A well-dressed man standing near them laughed. “When the sun sets, the pleasure women drop their silken sashes. It’s easy to forget a face then.”
The beggar was disgusting, and the stranger was not much better, but Akitada knew that they were probably right. This woman was not attractive enough for anything but the most basic of sexual services, though silver was hardly what she would earn for that.
Tora had climbed the steps and was talking to her, pleading even, and she touched his arm in a familiar manner. Akitada regretted his generous impulse. Trust Tora to set up an assignation while his master waited.
The beggar snickered. “See? She’ll open her mouth and spread her legs for that one all right. You’d think a blind whore wouldn’t care who she does it with, but that bitch thinks she’s somebody special.”
Akitada snapped, “Keep your dirty gossip to yourself!” and stalked to the steps of the tower. “Tora!”
Tora came down. “Sorry, sir, this is not a good time. She can’t leave yet.”
“Tora?” asked the woman on the platform, her hand searching the air. “Where are you?” A street urchin burst into laughter, and someone in the crowd joined in. Akitada saw that the pile of coppers at her feet was pitifully small and felt a twinge of guilt. The blind engaged in certain professions because it was the only work they could do. They did not need eyes to sing a few songs, to wash someone’s hair, or to massage a body. And women needed no eyes to provide sexual services either.
“I’ll tell her you’ll see her later,” Tora said.
“No.”
Too late. Akitada glared after Tora as he ran back up the steps. He told the woman, “We’ll come back and you’ll tell him what you told me, won’t you? He’s very good at solving mysteries.”
Akitada raised his voice. “Tora!”
The woman turned her head toward him and bowed a little from the waist. She said in her warm voice, “You are doing too much honor to this insignificant person, my lord.”
Akitada said brusquely, “We were only passing.” He had no intention of listening to a street singer’s private affairs. Tossing a few coppers at her feet, he snapped, “Come, Tora. It’s getting late.”
Tora looked stricken. He said hurriedly to the woman, “I’ll try to be back in time, but if I’m not, remember what I told you. And lock your door.” Then he joined the fuming Akitada.
Akitada said, “Next time don’t get me involved with your women.”
“I’m sorry, sir. But something’s really wrong. You can see that Tomoe’s blind and can’t help herself.”
Akitada thought of what the beggar had said. A woman need not have eyes to earn a living by selling her body. “She’s a prostitute,” he said coldly. “They learn to handle themselves.”
Tora gasped. “A prostitute? Tomoe? Never! She’s afraid to death that some guy will rape her again.”
“Hmmph, spare me. I have more important matters on my mind than street singers.”

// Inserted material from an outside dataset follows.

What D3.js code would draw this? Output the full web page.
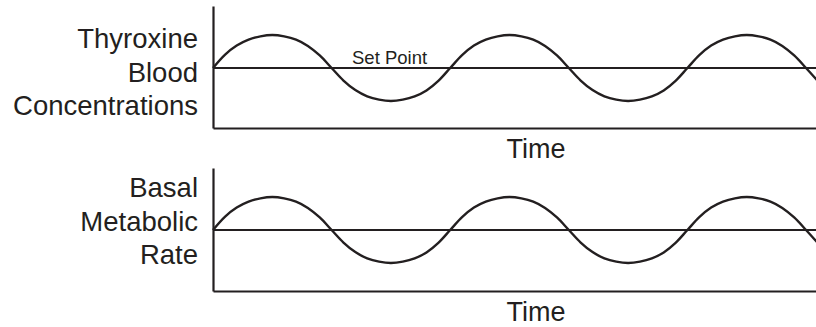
<!DOCTYPE html>
<html>
<head>
<meta charset="utf-8">
<script src="https://cdn.jsdelivr.net/npm/d3@7"></script>
<style>
  html, body { margin: 0; padding: 0; background: #fff; }
  svg { display: block; }
  text { font-family: "Liberation Sans", Arial, Helvetica, sans-serif; fill: #231f20; }
</style>
</head>
<body>
<svg id="chart" width="816" height="327"></svg>
<script>
// ---- data (0 = set point, +1 = peak, -1 = trough) ----
const timePoints = [0, 0.1, 0.2, 0.3, 0.4, 0.5, 0.6, 0.7, 0.8, 0.9,
                    1.0, 1.1, 1.2, 1.3, 1.4, 1.5, 1.6, 1.7, 1.8, 1.9,
                    2.0, 2.1, 2.2, 2.3, 2.4, 2.5, 2.6, 2.7, 2.8, 2.9,
                    3.0, 3.1, 3.2, 3.3, 3.4, 3.5, 3.6, 3.7, 3.8, 3.9,
                    4.0, 4.1, 4.2, 4.3, 4.4, 4.5, 4.6, 4.7, 4.8, 4.9,
                    5.0, 5.1];
const thyroxineValues = [0, 0.40, 0.68, 0.86, 0.96, 1.0, 0.96, 0.86, 0.67, 0.38,
                         0, -0.38, -0.67, -0.86, -0.96, -1.0, -0.96, -0.86, -0.68, -0.39,
                         0, 0.39, 0.68, 0.86, 0.96, 1.0, 0.96, 0.86, 0.67, 0.38,
                         0, -0.38, -0.67, -0.86, -0.96, -1.0, -0.96, -0.86, -0.68, -0.39,
                         0, 0.39, 0.68, 0.86, 0.96, 1.0, 0.96, 0.86, 0.67, 0.38,
                         0, -0.40];
const metabolicValues = [0, 0.40, 0.68, 0.86, 0.96, 1.0, 0.96, 0.86, 0.67, 0.38,
                         0, -0.38, -0.67, -0.86, -0.96, -1.0, -0.96, -0.86, -0.68, -0.39,
                         0, 0.39, 0.68, 0.86, 0.96, 1.0, 0.96, 0.86, 0.67, 0.38,
                         0, -0.38, -0.67, -0.86, -0.96, -1.0, -0.96, -0.86, -0.68, -0.39,
                         0, 0.39, 0.68, 0.86, 0.96, 1.0, 0.96, 0.86, 0.67, 0.38,
                         0, -0.40];
const setPoint = 0;
const topLabelLines = ["Thyroxine", "Blood", "Concentrations"];
const bottomLabelLines = ["Basal", "Metabolic", "Rate"];
const xLabel = "Time";
const setPointLabel = "Set Point";

// ---- layout ----
const ink = "#231f20";
const svg = d3.select("#chart");
const x = d3.scaleLinear().domain([0, 5.084]).range([213, 816]);

const panels = [
  { values: thyroxineValues, labels: topLabelLines, top: 6, bottom: 128, zero: 68, showSetPoint: true, timeY: 158, labelBase: 48 },
  { values: metabolicValues, labels: bottomLabelLines, top: 168, bottom: 291, zero: 230, showSetPoint: false, timeY: 321, labelBase: 197 }
];
const unit = 33; // px per value unit

panels.forEach(p => {
  const y = d3.scaleLinear()
    .domain([(p.zero - p.bottom) / unit, (p.zero - p.top) / unit])
    .range([p.bottom, p.top]);
  const g = svg.append("g");

  // axes (no ticks)
  g.append("g")
    .attr("transform", `translate(${x(0)},0)`)
    .call(d3.axisLeft(y).tickValues([]).tickSizeOuter(0))
    .call(a => a.select(".domain").attr("stroke", ink).attr("stroke-width", 2.2));
  g.append("g")
    .attr("transform", `translate(0,${p.bottom})`)
    .call(d3.axisBottom(x).tickValues([]).tickSizeOuter(0))
    .call(a => a.select(".domain").attr("stroke", ink).attr("stroke-width", 2.2));

  // set point line
  g.append("line")
    .attr("x1", x(0)).attr("x2", x(5.084))
    .attr("y1", y(setPoint)).attr("y2", y(setPoint))
    .attr("stroke", ink).attr("stroke-width", 2.2);

  // wave
  const line = d3.line()
    .x((d, i) => x(timePoints[i]))
    .y(d => y(d))
    .curve(d3.curveCatmullRom.alpha(0.5));
  g.append("path")
    .datum(p.values)
    .attr("d", line)
    .attr("fill", "none")
    .attr("stroke", ink)
    .attr("stroke-width", 2.4);

  // y label (multi-line, right aligned)
  p.labels.forEach((t, i) => {
    g.append("text")
      .attr("x", 198).attr("y", p.labelBase + i * 33.5)
      .attr("text-anchor", "end")
      .attr("font-size", 27.5)
      .text(t);
  });

  // x label
  g.append("text")
    .attr("x", 536).attr("y", p.timeY)
    .attr("text-anchor", "middle")
    .attr("font-size", 27)
    .text(xLabel);

  if (p.showSetPoint) {
    g.append("text")
      .attr("x", 352).attr("y", y(setPoint) - 4)
      .attr("font-size", 18.5)
      .text(setPointLabel);
  }
});
</script>
</body>
</html>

Tora’s fixation on this woman irritated Akitada. To his knowledge, it was the first time in the many years they had been together that Tora had ever shown a romantic interest in a plain woman who was older than he. And in addition to being unattractive, this one was blind and had a bad reputation, regardless of what Tora thought of her. It was not normal, and something must be done before Tora ruined himself. The trouble was that ordering Tora to stop seeing the girl would only produce the opposite result.
Near the wine shop beside the market gate, Akitada remembered that he had promised to treat Tora. Perhaps it would make up for his refusal to speak to Tora’s girlfriend. The waiter scraped and bowed before the tall official and his handsome servant and quickly led them past the customers filling the rooms at street level and up some narrow stairs to a pleasant private room overlooking the bustling market below.
Akitada ordered a flask of their best and two servings of noodles. Tora looked dejected and kept glancing through the thin bamboo railing toward the drum tower where the blind woman was singing another ballad. He muttered, “That girl will not listen, no matter how hard I try to talk sense into her stubborn head.”